> _Exercise_:
With the pictures left out, copy the listing below exactly.

--- start ---

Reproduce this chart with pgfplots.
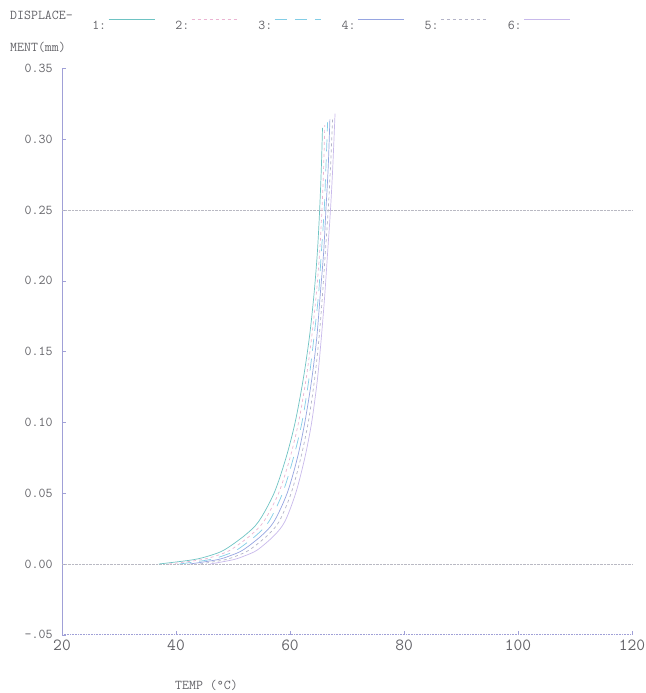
\documentclass[border=0pt]{standalone}
\usepackage{pgfplots}
\pgfplotsset{compat=1.18}
\definecolor{txt}{RGB}{100,100,105}
\definecolor{axl}{RGB}{160,160,215}
\definecolor{grd}{RGB}{185,185,195}
\definecolor{c1}{RGB}{110,195,195}
\definecolor{c2}{RGB}{235,180,210}
\definecolor{c3}{RGB}{130,205,230}
\definecolor{c4}{RGB}{150,165,225}
\definecolor{c5}{RGB}{180,180,200}
\definecolor{c6}{RGB}{200,185,235}
\begin{document}
\begin{tikzpicture}
\useasboundingbox (0pt,0pt) rectangle (645pt,693pt);
\begin{axis}[
    at={(62pt,58.2pt)}, anchor=south west,
    scale only axis, width=570pt, height=566.4pt,
    xmin=20, xmax=120, ymin=-0.05, ymax=0.35,
    axis lines*=left,
    x axis line style={densely dotted, color=axl, line width=0.6pt},
    y axis line style={color=axl, line width=0.6pt},
    tick align=inside, major tick length=4pt,
    every tick/.style={color=axl, line width=0.5pt},
    xtick={20,40,60,80,100,120},
    xticklabels={20,40,60,80,100,120},
    ytick={-0.05,0,0.05,0.10,0.15,0.20,0.25,0.30,0.35},
    yticklabels={-.05,0.00,0.05,0.10,0.15,0.20,0.25,0.30,0.35},
    xticklabel style={font=\fontsize{17}{19}\ttfamily, text=txt, yshift=-2pt},
    yticklabel style={font=\fontsize{13.5}{15}\ttfamily, text=txt, xshift=-6pt},
    extra y ticks={0,0.25},
    extra y tick labels={},
    extra y tick style={grid=major, major tick length=0pt,
        major grid style={densely dotted, color=grd, line width=0.6pt}},
    legend columns=6,
    legend plot pos=right,
    legend image code/.code={\draw[#1] (0pt,7pt) -- (46pt,7pt);},
    legend style={at={(0.044,1.075)}, anchor=west, draw=none, fill=none,
        font=\fontsize{13.5}{15}\ttfamily, text=txt,
        /tikz/every even column/.append style={column sep=18.5pt}},
    every axis plot/.append style={line width=0.7pt, smooth},
]
\addplot[c1] coordinates {(37,0) (43,0.003) (46,0.006) (48.5,0.01) (52,0.02) (54.5,0.03) (57.2,0.05) (59.3,0.075) (60.9,0.10) (62.3,0.13) (63.4,0.16) (64.2,0.19) (64.8,0.22) (65.2,0.25) (65.5,0.28) (65.7,0.308)};
\addlegendentry{1:}
\addplot[c2, dashed] coordinates {(38.8,0) (44.4,0.003) (47.2,0.006) (49.6,0.01) (53.0,0.02) (55.4,0.03) (58.0,0.05) (60.0,0.075) (61.5,0.10) (62.8,0.13) (63.8,0.16) (64.6,0.19) (65.2,0.22) (65.6,0.25) (65.9,0.28) (66.1,0.310)};
\addlegendentry{2:}
\addplot[c3, dash pattern=on 12pt off 8pt] coordinates {(40.6,0) (45.8,0.003) (48.4,0.006) (50.7,0.01) (54.0,0.02) (56.3,0.03) (58.7,0.05) (60.6,0.075) (62.1,0.10) (63.3,0.13) (64.2,0.16) (65.0,0.19) (65.5,0.22) (66.0,0.25) (66.3,0.28) (66.6,0.312)};
\addlegendentry{3:}
\addplot[c4] coordinates {(42.4,0) (47.2,0.003) (49.6,0.006) (51.8,0.01) (55.0,0.02) (57.2,0.03) (59.5,0.05) (61.3,0.075) (62.6,0.10) (63.8,0.13) (64.7,0.16) (65.3,0.19) (65.9,0.22) (66.3,0.25) (66.7,0.28) (67.0,0.314)};
\addlegendentry{4:}
\addplot[c5, dashed] coordinates {(44.2,0) (48.6,0.003) (50.8,0.006) (52.9,0.01) (56.0,0.02) (58.1,0.03) (60.2,0.05) (61.9,0.075) (63.2,0.10) (64.3,0.13) (65.1,0.16) (65.7,0.19) (66.2,0.22) (66.7,0.25) (67.1,0.28) (67.5,0.316)};
\addlegendentry{5:}
\addplot[c6] coordinates {(46,0) (50,0.003) (52.2,0.006) (54.3,0.01) (57.2,0.02) (59.1,0.03) (61,0.05) (62.6,0.075) (63.8,0.10) (64.8,0.13) (65.5,0.16) (66.1,0.19) (66.6,0.22) (67.1,0.25) (67.5,0.28) (67.9,0.318)};
\addlegendentry{6:}
\end{axis}
\node[anchor=west, font=\fontsize{13.5}{15}\ttfamily, text=txt, inner sep=0pt] at (10pt,678pt) {DISPLACE-};
\node[anchor=west, font=\fontsize{13.5}{15}\ttfamily, text=txt, inner sep=0pt] at (10pt,646pt) {MENT(mm)};
\node[anchor=west, font=\fontsize{13.5}{15}\ttfamily, text=txt, inner sep=0pt] at (175pt,8pt) {TEMP (°C)};
\end{tikzpicture}
\end{document}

--- end ---

> _Written solution_:
Reproduce this chart with pgfplots.
\documentclass[border=0pt]{standalone}
\usepackage{pgfplots}
\pgfplotsset{compat=1.18}
\definecolor{txt}{RGB}{100,100,105}
\definecolor{axl}{RGB}{160,160,215}
\definecolor{grd}{RGB}{185,185,195}
\definecolor{c1}{RGB}{110,195,195}
\definecolor{c2}{RGB}{235,180,210}
\definecolor{c3}{RGB}{130,205,230}
\definecolor{c4}{RGB}{150,165,225}
\definecolor{c5}{RGB}{180,180,200}
\definecolor{c6}{RGB}{200,185,235}
\begin{document}
\begin{tikzpicture}
\useasboundingbox (0pt,0pt) rectangle (645pt,693pt);
\begin{axis}[
    at={(62pt,58.2pt)}, anchor=south west,
    scale only axis, width=570pt, height=566.4pt,
    xmin=20, xmax=120, ymin=-0.05, ymax=0.35,
    axis lines*=left,
    x axis line style={densely dotted, color=axl, line width=0.6pt},
    y axis line style={color=axl, line width=0.6pt},
    tick align=inside, major tick length=4pt,
    every tick/.style={color=axl, line width=0.5pt},
    xtick={20,40,60,80,100,120},
    xticklabels={20,40,60,80,100,120},
    ytick={-0.05,0,0.05,0.10,0.15,0.20,0.25,0.30,0.35},
    yticklabels={-.05,0.00,0.05,0.10,0.15,0.20,0.25,0.30,0.35},
    xticklabel style={font=\fontsize{17}{19}\ttfamily, text=txt, yshift=-2pt},
    yticklabel style={font=\fontsize{13.5}{15}\ttfamily, text=txt, xshift=-6pt},
    extra y ticks={0,0.25},
    extra y tick labels={},
    extra y tick style={grid=major, major tick length=0pt,
        major grid style={densely dotted, color=grd, line width=0.6pt}},
    legend columns=6,
    legend plot pos=right,
    legend image code/.code={\draw[#1] (0pt,7pt) -- (46pt,7pt);},
    legend style={at={(0.044,1.075)}, anchor=west, draw=none, fill=none,
        font=\fontsize{13.5}{15}\ttfamily, text=txt,
        /tikz/every even column/.append style={column sep=18.5pt}},
    every axis plot/.append style={line width=0.7pt, smooth},
]
\addplot[c1] coordinates {(37,0) (43,0.003) (46,0.006) (48.5,0.01) (52,0.02) (54.5,0.03) (57.2,0.05) (59.3,0.075) (60.9,0.10) (62.3,0.13) (63.4,0.16) (64.2,0.19) (64.8,0.22) (65.2,0.25) (65.5,0.28) (65.7,0.308)};
\addlegendentry{1:}
\addplot[c2, dashed] coordinates {(38.8,0) (44.4,0.003) (47.2,0.006) (49.6,0.01) (53.0,0.02) (55.4,0.03) (58.0,0.05) (60.0,0.075) (61.5,0.10) (62.8,0.13) (63.8,0.16) (64.6,0.19) (65.2,0.22) (65.6,0.25) (65.9,0.28) (66.1,0.310)};
\addlegendentry{2:}
\addplot[c3, dash pattern=on 12pt off 8pt] coordinates {(40.6,0) (45.8,0.003) (48.4,0.006) (50.7,0.01) (54.0,0.02) (56.3,0.03) (58.7,0.05) (60.6,0.075) (62.1,0.10) (63.3,0.13) (64.2,0.16) (65.0,0.19) (65.5,0.22) (66.0,0.25) (66.3,0.28) (66.6,0.312)};
\addlegendentry{3:}
\addplot[c4] coordinates {(42.4,0) (47.2,0.003) (49.6,0.006) (51.8,0.01) (55.0,0.02) (57.2,0.03) (59.5,0.05) (61.3,0.075) (62.6,0.10) (63.8,0.13) (64.7,0.16) (65.3,0.19) (65.9,0.22) (66.3,0.25) (66.7,0.28) (67.0,0.314)};
\addlegendentry{4:}
\addplot[c5, dashed] coordinates {(44.2,0) (48.6,0.003) (50.8,0.006) (52.9,0.01) (56.0,0.02) (58.1,0.03) (60.2,0.05) (61.9,0.075) (63.2,0.10) (64.3,0.13) (65.1,0.16) (65.7,0.19) (66.2,0.22) (66.7,0.25) (67.1,0.28) (67.5,0.316)};
\addlegendentry{5:}
\addplot[c6] coordinates {(46,0) (50,0.003) (52.2,0.006) (54.3,0.01) (57.2,0.02) (59.1,0.03) (61,0.05) (62.6,0.075) (63.8,0.10) (64.8,0.13) (65.5,0.16) (66.1,0.19) (66.6,0.22) (67.1,0.25) (67.5,0.28) (67.9,0.318)};
\addlegendentry{6:}
\end{axis}
\node[anchor=west, font=\fontsize{13.5}{15}\ttfamily, text=txt, inner sep=0pt] at (10pt,678pt) {DISPLACE-};
\node[anchor=west, font=\fontsize{13.5}{15}\ttfamily, text=txt, inner sep=0pt] at (10pt,646pt) {MENT(mm)};
\node[anchor=west, font=\fontsize{13.5}{15}\ttfamily, text=txt, inner sep=0pt] at (175pt,8pt) {TEMP (°C)};
\end{tikzpicture}
\end{document}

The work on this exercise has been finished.